By Ayad Rahmani Sep 28, 2020 as published in the Moscow Pullman Daily News
We remain bogged. Even as eight in 10 American say the country is heading in the wrong direction, we still prefer mass consumption over meaningful production. Last week, in the wake of the announcement that Target is coming to town, the Daily News’ Facebook blew up in hysteria. An otherwise sane populace, all of a sudden lost its material over the news. For one person it was the “best day ever.” For another, the most “wonderful” and yet another a cause for excitement. “Nearly 60,000 Facebook users,” shared the news, the article said, eliciting “more than 450 comments.”
What in the world.
Imagine if 10 percent of that number actually paid attention to the sorry experiment unfolding in downtown Pullman where the promise of parklets and bike planes has evaporated into concrete barriers and now orange cones. Imagine if that many people had made their voice clear, insisting that our first priority must be restoring to our civic place a modicum of aesthetic integrity.

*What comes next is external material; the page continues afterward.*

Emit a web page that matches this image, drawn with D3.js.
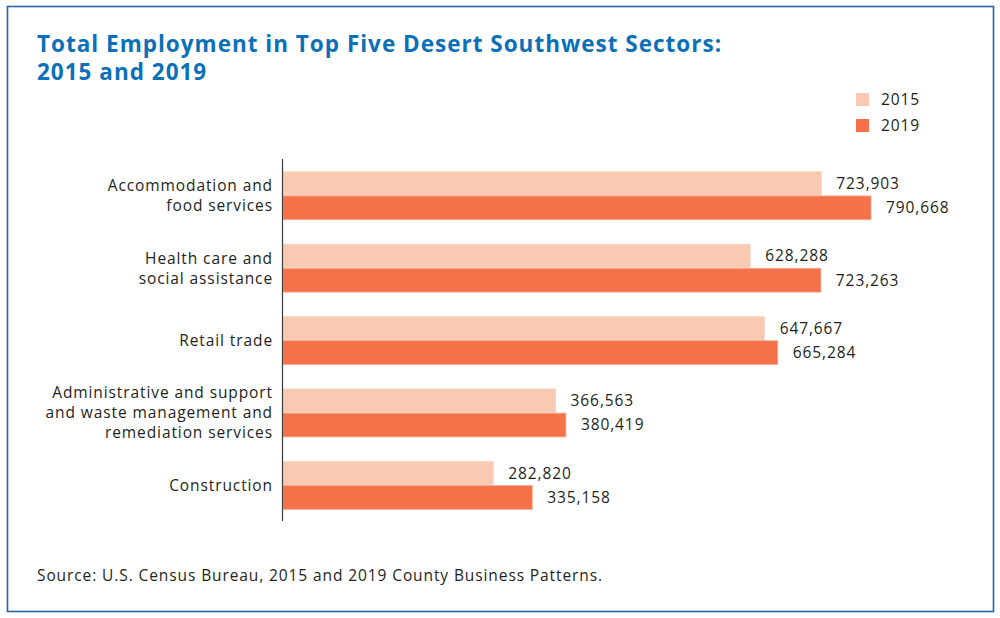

Instead, we run to the big box store yet again, drowning our sorrows in more things we don’t need. Target of course knows that and tells us so. “We want to bring our guests not only what they need, but what they want.” The italics are not mine but the company’s, rubbing it in our faces that between us and it the game is over, lost to an economic system that thrives by feeding on our insecurities. We may need only three chairs, but given a world devoid of meaning, we want 10.
Baiting us to buy unnecessary things is not without artistry, which in Target’s case involves a clever tactic of giving us the reins to the ship but only to steer us back into the company’s corporate harbor. “Our buyers hand-select every item sold in our stores,” the company tells us ever so sweetly, “and carefully curate collections and experiences to delight Target’s guests.” Did you catch that — a cycle of activities seemingly completely independent of the company’s managers. It is the buyers and not the store’s managers who “hand select” and “curate collections.” And for whom? For people just like themselves, now called “guests.”
This is of course no dig against the store. It is one of the more ethical big box retailers in the world, rated 23rd on Forbes’ list of “America’s Most Reputable Big Companies.” The problem lies with us and our incapacity to shift attention from global to local issues and to affect real change at that level.
When Macy’s first closed, Chuck Pezeshki wrote an op-ed proposing the excellent idea that we turn the space into a makerspace. This was not necessarily for the love of making things, although that was certainly important, but for that of actively weaving social and political relations with which we can all grow and triumph over life’s more complex obstacles. Not the least of which is a technical divide that has left a good portion of the country, including our community, both lost and angry. Makerspaces, among other things, make possible the opportunity, for both young and old alike, to explore tools and make things that would otherwise remain off limits and restricted to a narrow cadre of experts.
In Pezeshki’s words: the origins of makerspaces “evolved around new, shareable high-tech,” tools such as laser cutters, digital milling machines, 3D printers, and more. But which have since been modified to include “commercially certified kitchens,” where beside making objects, people can “make” bread and other “different kinds of homemade food.”
Between Target and makerspace, the differences are clear. Where the first capitalizes on our weakness and holds us captive to a distant brand, the latter empowers us to make our own. Where Target leverages the subversive powers of the market to pull the wool over us, makerspace gives us the tools to cultivate and retain our own.
Of course Target will win, our race at this point being too capitulated to doing things the easy way. Why make things when you can get them ready made. Pezeshki’s article didn’t solicit a single reply, at least not in public, but the one on Target 450.
The point at this point is not so much to reject Target but to beg for a similar response and care for our towns, Pullman urgently more so than Moscow of course, insisting that matters as they are cannot stand, that a city hall located outside the center of the city doesn’t make one bit of sense, that a macabre Mimosa must go, that a parking experiment must live up to its promises, that you cannot sell a former Moose Lodge building while its windows remain boarded up. And on and on.
Let’s think about this for a second.
Ayad Rahmani has been with Washington State University since 1997 and is an associate associate professor in the School of Design and Construction.